Even Leo Rosten’s “The New Joys of Yiddish,” whose earlier edition is used by many as an authority on spelling Yiddish words commonly used in America, throws its hands up in surrender: “The proper transliteration of this festival’s name remains one of the great mysteries of modern Jewish life,” it says.
There is no correct way to spell a transliterated word. I've always spelt the festival "Chanukah" although I say "ħanukeh". Yiddish has so many dialects that I have rarely heard two people speak the same way.
My zajda was from a different part of Europe to my teachers at Sholem Aleichem College. I ended up with a confused pronunciation based on who managed to get the word in my brain first.

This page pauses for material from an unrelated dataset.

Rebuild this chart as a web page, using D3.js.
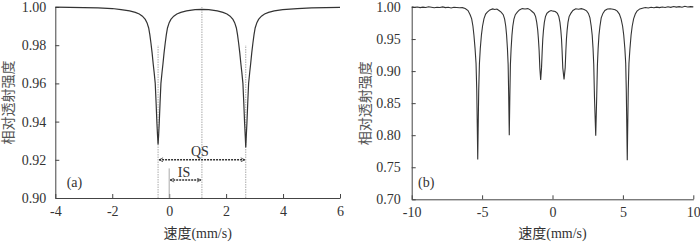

I remember a teacher in prep or grade 1 trying to get me to pronounce the Yiddish word for chicken soup the same way she did. I refused. To this day it is "yo-eħ" and will never be "yoiħ" as long as it comes from my lips and tongue.
Yiddish pronunciation is a lot like chicken soup: everybody's grandmother did it the best way.
On the other hand, the spelling of transliterated words is only correct if the person reading it can approximate the same sounds out loud. Therefore knaidel, kneidel and kneydl are all correct enough as long as they are not too dense and add a decent mouth-feel to the yoech.